While the ACT has been spared from fires in its borders, the local economy has been suffocated by the bushfire smoke which blanketed Canberra for much of the past month.
"The past few weeks have been tough for our city as people have had to stay indoors and cancel holidays, putting a strain on small local businesses," he said.
Mr Barr put forward the idea during a roundtable meeting with local tourism industry leaders on Friday.
Cafes, restaurants and bars have to apply to Access Canberra for a permit to trade on public land outside their premise.
The cost of an outdoor dining permit is calculated per square metre, with the price depending on the venue's location.
Venues in "primary areas" - which includes parts of Civic, and Manuka and Kingston shopping precincts - pay the highest rate.
A venue in one of those areas, which has 20 square metres of outdoor dining space, will save $600 a year under the new fee structure, according to the government.
The 50 per cent discount will apply to existing permit holders from next month.
Venues which apply for a new outdoor dining permit after February 1 will be eligible for the 12-month free trial.
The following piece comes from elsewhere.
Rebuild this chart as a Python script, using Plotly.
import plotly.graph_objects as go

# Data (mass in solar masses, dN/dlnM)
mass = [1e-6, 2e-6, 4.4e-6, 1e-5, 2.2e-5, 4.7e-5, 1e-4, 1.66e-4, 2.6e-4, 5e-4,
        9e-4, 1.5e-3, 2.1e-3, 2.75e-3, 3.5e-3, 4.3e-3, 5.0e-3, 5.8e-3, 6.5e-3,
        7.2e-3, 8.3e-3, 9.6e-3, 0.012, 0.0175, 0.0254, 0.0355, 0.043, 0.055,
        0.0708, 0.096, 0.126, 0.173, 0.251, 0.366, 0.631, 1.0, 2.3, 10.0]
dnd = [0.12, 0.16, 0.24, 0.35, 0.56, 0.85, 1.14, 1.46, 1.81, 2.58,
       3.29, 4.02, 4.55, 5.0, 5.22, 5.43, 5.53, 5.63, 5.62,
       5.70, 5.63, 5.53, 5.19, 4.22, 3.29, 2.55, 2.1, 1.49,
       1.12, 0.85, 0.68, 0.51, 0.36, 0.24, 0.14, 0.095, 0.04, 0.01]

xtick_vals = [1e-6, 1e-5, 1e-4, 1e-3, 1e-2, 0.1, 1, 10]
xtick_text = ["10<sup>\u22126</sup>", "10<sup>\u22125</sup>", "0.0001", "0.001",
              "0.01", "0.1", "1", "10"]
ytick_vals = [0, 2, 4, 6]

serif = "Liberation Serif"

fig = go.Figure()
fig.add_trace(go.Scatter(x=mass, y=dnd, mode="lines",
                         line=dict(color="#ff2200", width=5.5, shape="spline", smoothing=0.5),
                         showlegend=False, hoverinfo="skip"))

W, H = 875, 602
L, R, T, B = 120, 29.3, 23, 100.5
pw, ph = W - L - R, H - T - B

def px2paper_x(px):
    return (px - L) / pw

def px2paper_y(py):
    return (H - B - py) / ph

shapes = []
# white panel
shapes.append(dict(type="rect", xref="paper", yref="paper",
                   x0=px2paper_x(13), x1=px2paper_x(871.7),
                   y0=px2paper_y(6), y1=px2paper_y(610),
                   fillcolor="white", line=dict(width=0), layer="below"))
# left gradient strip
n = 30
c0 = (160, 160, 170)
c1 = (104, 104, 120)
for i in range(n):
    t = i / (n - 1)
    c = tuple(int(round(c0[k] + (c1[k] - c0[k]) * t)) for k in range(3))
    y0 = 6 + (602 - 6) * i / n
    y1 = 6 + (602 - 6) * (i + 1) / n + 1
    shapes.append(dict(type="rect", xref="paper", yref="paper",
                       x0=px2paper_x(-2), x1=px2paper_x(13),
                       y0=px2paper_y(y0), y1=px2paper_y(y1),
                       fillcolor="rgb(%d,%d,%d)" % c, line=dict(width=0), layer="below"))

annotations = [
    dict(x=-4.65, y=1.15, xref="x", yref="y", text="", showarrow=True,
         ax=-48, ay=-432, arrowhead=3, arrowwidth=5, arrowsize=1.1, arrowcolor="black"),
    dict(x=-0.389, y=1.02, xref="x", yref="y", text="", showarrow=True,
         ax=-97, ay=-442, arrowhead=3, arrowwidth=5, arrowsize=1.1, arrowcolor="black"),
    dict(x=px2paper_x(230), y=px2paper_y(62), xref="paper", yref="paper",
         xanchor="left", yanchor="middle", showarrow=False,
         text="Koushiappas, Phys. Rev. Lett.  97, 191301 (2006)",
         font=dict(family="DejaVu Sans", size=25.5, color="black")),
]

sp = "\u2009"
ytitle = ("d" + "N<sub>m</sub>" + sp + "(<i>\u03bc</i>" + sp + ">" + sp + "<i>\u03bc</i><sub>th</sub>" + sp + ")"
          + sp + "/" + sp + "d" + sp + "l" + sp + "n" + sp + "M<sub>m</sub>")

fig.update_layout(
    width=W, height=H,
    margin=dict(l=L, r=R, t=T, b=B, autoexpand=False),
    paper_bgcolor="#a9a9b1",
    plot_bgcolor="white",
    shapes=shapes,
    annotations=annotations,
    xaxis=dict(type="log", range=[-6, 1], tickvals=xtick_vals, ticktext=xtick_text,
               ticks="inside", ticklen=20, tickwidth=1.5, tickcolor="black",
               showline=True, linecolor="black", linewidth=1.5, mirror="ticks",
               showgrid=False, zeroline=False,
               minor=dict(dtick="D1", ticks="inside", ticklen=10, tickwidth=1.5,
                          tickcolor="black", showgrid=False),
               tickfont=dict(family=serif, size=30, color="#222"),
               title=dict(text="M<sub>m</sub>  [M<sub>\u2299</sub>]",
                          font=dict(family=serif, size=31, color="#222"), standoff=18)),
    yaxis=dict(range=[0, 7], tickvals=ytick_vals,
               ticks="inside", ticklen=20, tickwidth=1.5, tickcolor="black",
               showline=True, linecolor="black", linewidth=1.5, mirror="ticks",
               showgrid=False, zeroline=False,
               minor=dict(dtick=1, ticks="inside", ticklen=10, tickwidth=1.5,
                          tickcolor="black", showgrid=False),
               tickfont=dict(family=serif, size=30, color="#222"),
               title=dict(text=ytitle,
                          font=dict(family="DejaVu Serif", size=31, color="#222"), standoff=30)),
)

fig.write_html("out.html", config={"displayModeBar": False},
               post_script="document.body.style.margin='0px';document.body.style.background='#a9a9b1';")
The government currently offers a one-month free trial to new applicants.
The government expects to take a $150,000 hit each year as a result of the new fees.
Bittersweet cafe owner Dan Rayner welcomed the move.
Mr Rayner said about half of his Kingston cafe's seating was outdoors, so the 50 per cent discount would "certainly take the pressure off".
Mr Rayner said the bushfire smoke had kept customers away in the past month.
To make matter's worse, umbrellas outside the cafe sustained damage during Monday's freak hailstorm.
"This has not been a normal summer," he said. "It's either been very smoky, very hot or Monday ... which was just something else."